Repeat exactly the lines from the line with "Convert this chart to Plotly code." to the line with "body margin offset", including both, and leave out any pictures.
-- start Available data --
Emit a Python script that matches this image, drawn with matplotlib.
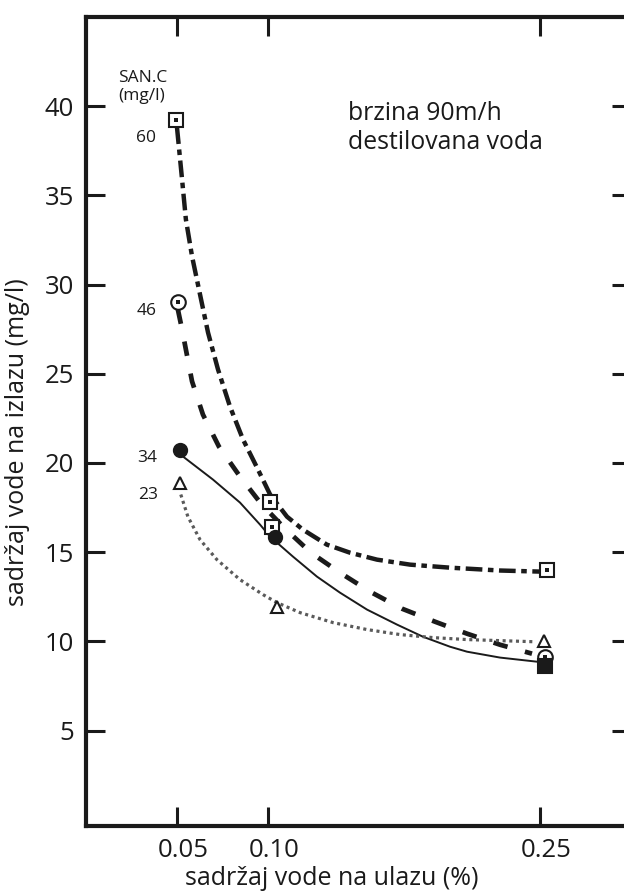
import matplotlib
matplotlib.use("Agg")
import matplotlib.pyplot as plt
from matplotlib.transforms import ScaledTranslation

plt.rcParams["font.family"] = ["Open Sans", "DejaVu Sans"]
plt.rcParams["lines.scale_dashes"] = False

INK = "#1a1a1a"

# Measured points (x = inlet water content %, y = outlet water content mg/l)
sanc_labels = ["60", "46", "34", "23"]
x60 = [0.0497, 0.1010, 0.2540]
y60 = [39.2, 17.8, 14.0]
x46 = [0.0505, 0.1025, 0.2525]
y46 = [29.0, 16.4, 9.1]
x34 = [0.0514, 0.1039, 0.2525]
y34 = [20.7, 15.85, 8.6]
x23 = [0.0514, 0.1050, 0.2522]
y23 = [18.9, 11.9, 10.0]

m60 = ["s", "s", "s"]
m46 = ["o", "s", "o"]
m34 = ["o", "o", "s"]
m23 = ["^", "^", "^"]

# Hand-fitted trend curves, traced along each series
c60_x = [0.0500, 0.0528, 0.0549, 0.0583, 0.0627, 0.0671, 0.0726, 0.0792, 0.0864,
         0.0941, 0.1013, 0.1106, 0.1194, 0.1326, 0.1453, 0.1602, 0.1784, 0.2004,
         0.2280, 0.2500]
c60_y = [38.81, 35.89, 33.65, 31.58, 29.44, 27.31, 25.24, 23.16, 21.31,
         19.74, 18.23, 16.99, 16.26, 15.42, 14.97, 14.58, 14.30, 14.13,
         13.97, 13.91]

c46_x = [0.0505, 0.0528, 0.0549, 0.0583, 0.0643, 0.0731, 0.0847, 0.0963, 0.1095,
         0.1238, 0.1398, 0.1563, 0.1740, 0.1922, 0.2098, 0.2280, 0.2456]
c46_y = [28.60, 27.48, 26.36, 24.57, 22.71, 20.92, 19.24, 17.72, 16.32,
         14.97, 13.85, 12.79, 11.83, 11.10, 10.43, 9.81, 9.31]

c34_x = [0.0511, 0.0533, 0.0698, 0.0847, 0.0957, 0.1013, 0.1139, 0.1271, 0.1398,
         0.1547, 0.1712, 0.1855, 0.2004, 0.2098, 0.2280, 0.2483]
c34_y = [20.70, 20.36, 19.07, 17.78, 16.55, 15.87, 14.75, 13.63, 12.73,
         11.78, 10.94, 10.26, 9.70, 9.42, 9.09, 8.86]

c23_x = [0.0521, 0.0560, 0.0627, 0.0720, 0.0847, 0.0974, 0.1051, 0.1178, 0.1360,
         0.1547, 0.1729, 0.1910, 0.2098, 0.2280, 0.2462]
c23_y = [18.23, 16.99, 15.70, 14.58, 13.46, 12.62, 12.17, 11.61, 11.05,
         10.66, 10.38, 10.21, 10.10, 10.04, 9.98]

xticks = [0.05, 0.10, 0.25]
xtick_labels = ["0.05", "0.10", "0.25"]
yticks = [5, 10, 15, 20, 25, 30, 35, 40]

fig = plt.figure(figsize=(6.24, 8.92), dpi=100)
ax = fig.add_axes([0.1382, 0.074, 0.8726, 0.907])
ax.set_xlim(0, 0.30)
ax.set_ylim(-0.35, 45.0)

# trend curves
ax.plot(c60_x, c60_y, color=INK, lw=3.2, dashes=(12, 4, 4, 4), solid_capstyle="butt",
        dash_capstyle="butt", zorder=2)
ax.plot(c46_x, c46_y, color=INK, lw=3.4, dashes=(10.5, 13), dash_capstyle="butt", zorder=2)
ax.plot(c34_x, c34_y, color=INK, lw=1.4, zorder=2)
ax.plot(c23_x, c23_y, color="#5a5a5a", lw=2.3, dashes=(2.2, 2.6), dash_capstyle="butt", zorder=2)


def draw_points(xs, ys, markers, filled, dotted, size):
    for x, y, m in zip(xs, ys, markers):
        ax.plot([x], [y], marker=m, ms=size, mew=1.5, mec=INK,
                mfc=INK if filled else "white", ls="none", zorder=4)
        if dotted:
            ax.plot([x], [y], marker="s", ms=2.2, mew=0, mfc=INK, ls="none", zorder=5)


draw_points(x60, y60, m60, False, True, 10)
draw_points(x46, y46, m46, False, True, 10.5)
draw_points(x34, y34, m34, True, False, 9.5)
draw_points(x23, y23, m23, False, False, 9)

# series labels
label_pos = [(0.0330, 38.2), (0.0335, 28.5), (0.0335, 20.3), (0.0340, 18.2)]
for txt, (lx, ly) in zip(sanc_labels, label_pos):
    ax.text(lx, ly, txt, fontsize=12.5, color=INK, ha="center", va="center")
ax.text(0.0175, 42.0, "SAN.C\n(mg/l)", fontsize=12.5, color=INK, ha="left", va="top",
        linespacing=1.15)

ax.text(0.1443, 37.58, "brzina 90m/h\ndestilovana voda", fontsize=17.8, color=INK,
        ha="left", va="baseline", linespacing=1.25)

ax.set_xticks(xticks)
ax.set_xticklabels(xtick_labels)
ax.set_yticks(yticks)
ax.tick_params(direction="in", length=14, width=2.2, color=INK, labelsize=18.5,
               labelcolor=INK, top=True, right=True, pad=9)
for lab in ax.get_xticklabels():
    lab.set_transform(lab.get_transform() + ScaledTranslation(0.06, 0, fig.dpi_scale_trans))

for s in ax.spines.values():
    s.set_linewidth(3)
    s.set_color(INK)

ax.set_xlabel("sadržaj vode na ulazu (%)", fontsize=18, color=INK)
ax.set_ylabel("sadržaj vode na izlazu (mg/l)", fontsize=18, color=INK)
ax.xaxis.set_label_coords(0.45, -0.050)
ax.yaxis.set_label_coords(-0.103, 0.475)

fig.savefig("out.png", dpi=100, facecolor="white")
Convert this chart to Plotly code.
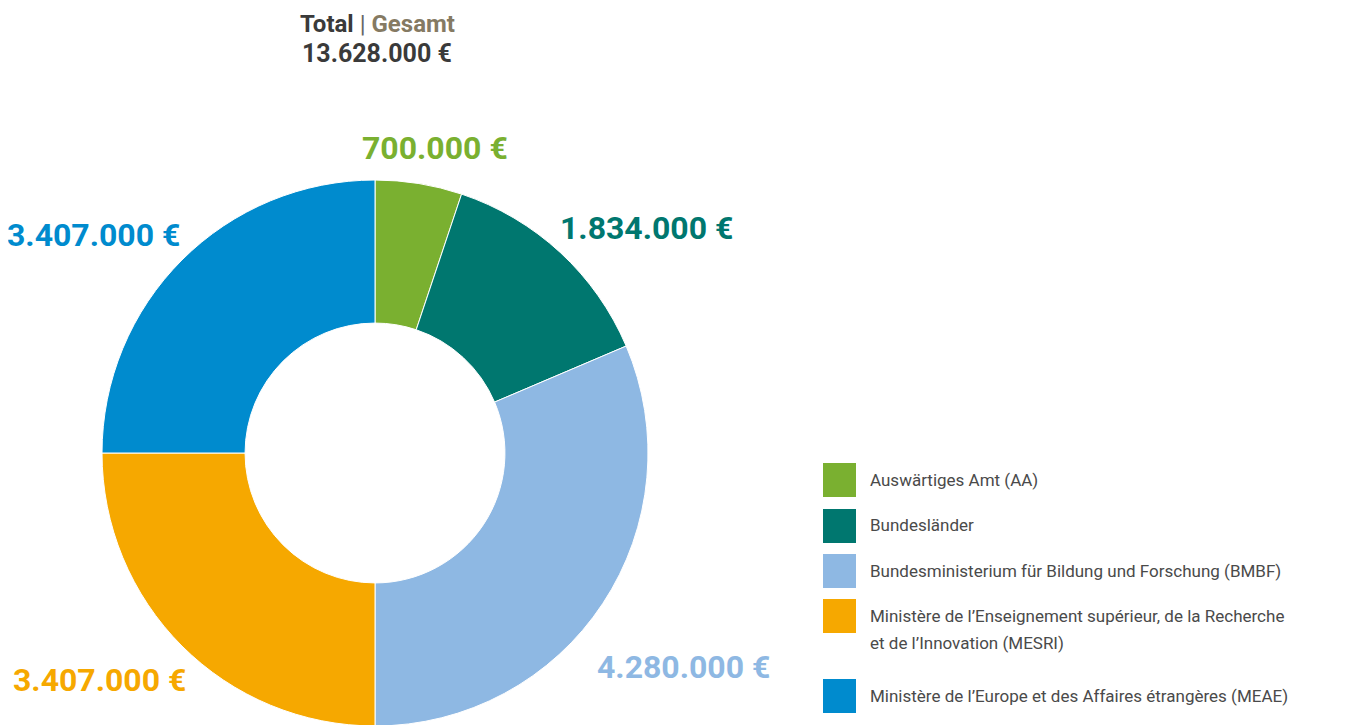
import plotly.graph_objects as go

W, H = 1346, 725
OFF = 8  # page body margin offset

categories = [
    "Auswärtiges Amt (AA)",
    "Bundesländer",
    "Bundesministerium für Bildung und Forschung (BMBF)",
    "Ministère de l’Enseignement supérieur, de la Recherche<br>et de l’Innovation (MESRI)",
    "Ministère de l’Europe et des Affaires étrangères (MEAE)",
]
values = [700000, 1834000, 4280000, 3407000, 3407000]
value_labels = ["700.000 €", "1.834.000 €", "4.280.000 €", "3.407.000 €", "3.407.000 €"]
colors = ["#7AB030", "#00776F", "#8EB8E3", "#F6A800", "#008BCE"]
total_label = "13.628.000 €"

# layout positions (pixels, as seen on the page)
value_label_pos = [(435, 148), (646, 228), (683, 667), (99, 680), (93, 235)]
legend_box_top = [463, 509, 554, 599, 679]
legend_text_y = [480, 525, 571, 616, 696]
legend_line_gap = 27


def px(x):
    return (x - OFF) / W


def py(y):
    return 1 - (y - OFF) / H


cx, cy, R = 375, 453, 273
fig = go.Figure()
fig.add_trace(go.Pie(
    labels=[c.replace("<br>", " ") for c in categories],
    values=values,
    marker=dict(colors=colors, line=dict(color="white", width=1)),
    hole=0.476,
    sort=False,
    direction="clockwise",
    rotation=0,
    textinfo="none",
    hoverinfo="label+value",
    showlegend=False,
    domain=dict(x=[px(cx - R), px(cx + R)], y=[py(cy + R), py(cy - R)]),
))

annotations = []
for lab, col, (x, y) in zip(value_labels, colors, value_label_pos):
    annotations.append(dict(
        x=px(x), y=py(y), xref="paper", yref="paper", text="<b>" + lab + "</b>",
        showarrow=False, xanchor="center", yanchor="middle",
        font=dict(family="Roboto", size=32, color=col),
    ))

annotations.append(dict(
    x=px(377), y=py(24), xref="paper", yref="paper",
    text="<b>Total</b> <span style='color:#666666'>|</span> <b><span style='color:#857A63'>Gesamt</span></b>",
    showarrow=False, xanchor="center", yanchor="middle",
    font=dict(family="Roboto", size=24, color="#3A3A3A"),
))
annotations.append(dict(
    x=px(377), y=py(53), xref="paper", yref="paper", text="<b>" + total_label + "</b>",
    showarrow=False, xanchor="center", yanchor="middle",
    font=dict(family="Roboto", size=25, color="#3A3A3A"),
))

shapes = []
for cat, col, top, ty in zip(categories, colors, legend_box_top, legend_text_y):
    shapes.append(dict(
        type="rect", xref="paper", yref="paper",
        x0=px(823), x1=px(856), y0=py(top + 34), y1=py(top),
        fillcolor=col, line=dict(width=0),
    ))
    for i, line in enumerate(cat.split("<br>")):
        annotations.append(dict(
            x=px(868), y=py(ty + i * legend_line_gap), xref="paper", yref="paper", text=line,
            showarrow=False, xanchor="left", yanchor="middle", align="left",
            font=dict(family="Roboto", size=17, color="#4A4A4A"),
        ))

fig.update_layout(
    width=W, height=H,
    margin=dict(l=0, r=0, t=0, b=0),
    paper_bgcolor="white", plot_bgcolor="white",
    annotations=annotations, shapes=shapes,
)

fig.write_html("out.html")
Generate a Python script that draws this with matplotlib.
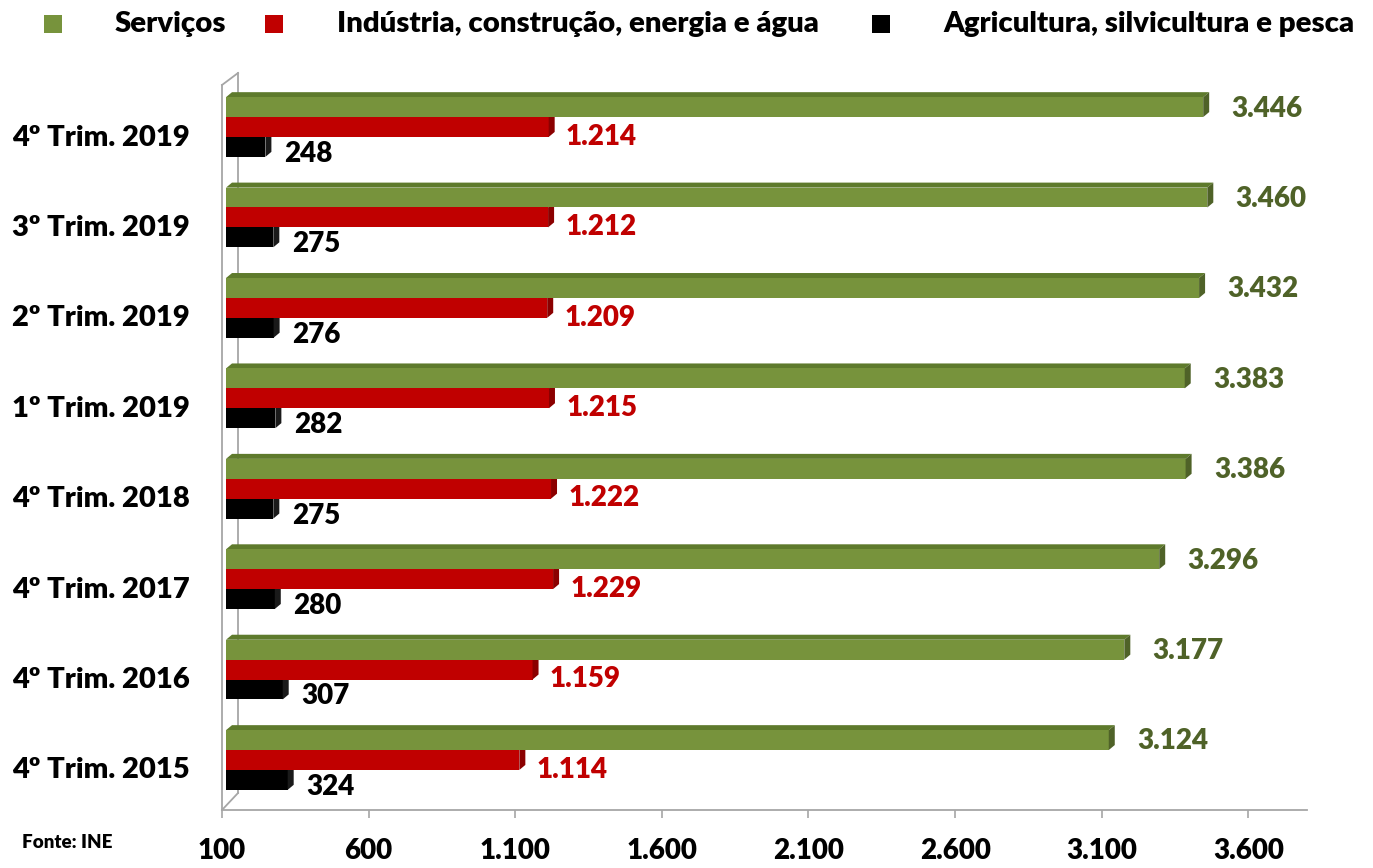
import matplotlib
matplotlib.use("Agg")
import matplotlib.pyplot as plt
from matplotlib.patches import Polygon, Rectangle
from matplotlib.lines import Line2D
from matplotlib.transforms import ScaledTranslation
import numpy as np

# ---------------- data ----------------
categories = ["4º Trim. 2015", "4º Trim. 2016", "4º Trim. 2017", "4º Trim. 2018",
              "1º Trim. 2019", "2º Trim. 2019", "3º Trim. 2019", "4º Trim. 2019"]
servicos = [3124, 3177, 3296, 3386, 3383, 3432, 3460, 3446]
industria = [1114, 1159, 1229, 1222, 1215, 1209, 1212, 1214]
agricultura = [324, 307, 280, 275, 282, 276, 275, 248]
series_names = ["Serviços", "Indústria, construção, energia e água",
                "Agricultura, silvicultura e pesca"]
xticks = [100, 600, 1100, 1600, 2100, 2600, 3100, 3600]
xtick_labels = ["100", "600", "1.100", "1.600", "2.100", "2.600", "3.100", "3.600"]
source = "Fonte: INE"

# ---------------- style ----------------
FONT = ["Lato", "DejaVu Sans"]
plt.rcParams["font.family"] = FONT
WEIGHT = "heavy"
W, H, DPI = 1373, 868, 100
XMIN, XMAX = 100, 3800
YMIN, YMAX = -0.553, 7.5

face = ["#77933C", "#C00000", "#000000"]
top_c = ["#5E7A2C", "#9A0000", "#262626"]
side_c = ["#4F6228", "#8B0000", "#1A1A1A"]
lab_c = ["#4F6228", "#C00000", "#000000"]

fig = plt.figure(figsize=(W / DPI, H / DPI), dpi=DPI)
ax_l, ax_r = 222, 1307
ax_b, ax_t = 810, 81.8
ax = fig.add_axes([ax_l / W, (H - ax_b) / H, (ax_r - ax_l) / W, (ax_b - ax_t) / H])
ax.set_xlim(XMIN, XMAX)
ax.set_ylim(YMIN, YMAX)

px_x = (XMAX - XMIN) / (ax_r - ax_l)     # data units per pixel (x)
px_y = (YMAX - YMIN) / (ax_b - ax_t)     # data units per pixel (y)
dx, dy = 6 * px_x, 5 * px_y
x0 = XMIN + 4 * px_x                     # bars start slightly inside the wall

y = np.arange(len(categories))
bh = 0.22
offs = [bh, 0.0, -bh]
data = [servicos, industria, agricultura]

# draw from bottom (black) to top (green) so upper bars cover lower tops
for k in [2, 1, 0]:
    vals = data[k]
    yc = y + offs[k]
    ax.barh(yc, np.array(vals) - x0, left=x0, height=bh, color=face[k],
            zorder=3 + (2 - k))
    for v, c in zip(vals, yc):
        y0, y1 = c - bh / 2, c + bh / 2
        top = Polygon([(x0, y1), (x0 + dx, y1 + dy), (v + dx, y1 + dy), (v, y1)],
                      closed=True, facecolor=top_c[k], edgecolor="none",
                      zorder=2.9 + (2 - k))
        side = Polygon([(v, y0), (v + dx, y0 + dy), (v + dx, y1 + dy), (v, y1)],
                       closed=True, facecolor=side_c[k], edgecolor="none",
                       zorder=3 + (2 - k))
        ax.add_patch(top)
        ax.add_patch(side)

def fmt(v):
    return f"{v:,}".replace(",", ".")

# value labels
label_off = [(16, -1), (8, -7), (9, -5)]   # points
for k in range(3):
    for v, c in zip(data[k], y + offs[k]):
        ax.annotate(fmt(v), xy=(v + dx, c), xytext=label_off[k],
                    textcoords="offset points", ha="left", va="center",
                    fontsize=20, fontweight=WEIGHT, color=lab_c[k], zorder=10)

# axes styling
for s in ["top", "right", "left"]:
    ax.spines[s].set_visible(False)
ax.spines["bottom"].set_color("#A6A6A6")
ax.spines["bottom"].set_linewidth(1.3)
ax.set_xticks(xticks)
ax.set_xticklabels(xtick_labels, fontsize=20, fontweight=WEIGHT)
ax.tick_params(axis="x", direction="out", length=6, width=1.2, color="#A6A6A6",
               pad=14)
ax.set_yticks(y)
ax.set_yticklabels(categories, fontsize=21, fontweight=WEIGHT)
ax.tick_params(axis="y", length=0, pad=23)
for lab in ax.get_yticklabels():
    lab.set_transform(lab.get_transform() + ScaledTranslation(0, -8 / DPI, fig.dpi_scale_trans))

# 3D side wall
wall_col = "#A6A6A6"
bx = 16 / (ax_r - ax_l)
by_top = (ax_b - 73) / (ax_b - ax_t)
fy_top = (ax_b - 85) / (ax_b - ax_t)
by_bot = 17 / (ax_b - ax_t)
for xs, ys in [([0, 0], [0, fy_top]), ([bx, bx], [by_bot, by_top]),
               ([0, bx], [fy_top, by_top]), ([0, bx], [0, by_bot])]:
    ax.add_line(Line2D(xs, ys, transform=ax.transAxes, color=wall_col, lw=1.3,
                       clip_on=False, zorder=1))

# legend (manual)
sq = 18
leg_y = 24
sq_x = [44, 265, 872]
txt_x = [115, 337, 943]
for k in range(3):
    fig.patches.append(Rectangle((sq_x[k] / W, (H - leg_y - sq / 2) / H), sq / W, sq / H,
                                 transform=fig.transFigure, facecolor=face[k],
                                 edgecolor="none"))
    fig.text(txt_x[k] / W, (H - leg_y) / H, series_names[k], fontsize=21.2,
             fontweight=WEIGHT, ha="left", va="center")

fig.text(22 / W, (H - 843) / H, source, fontsize=13.5, fontweight=WEIGHT,
         ha="left", va="center")

fig.savefig("out.png", dpi=DPI)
-- end Available data --
Solution for this task
Convert this chart to Plotly code.
import plotly.graph_objects as go

W, H = 1346, 725
OFF = 8  # page body margin offset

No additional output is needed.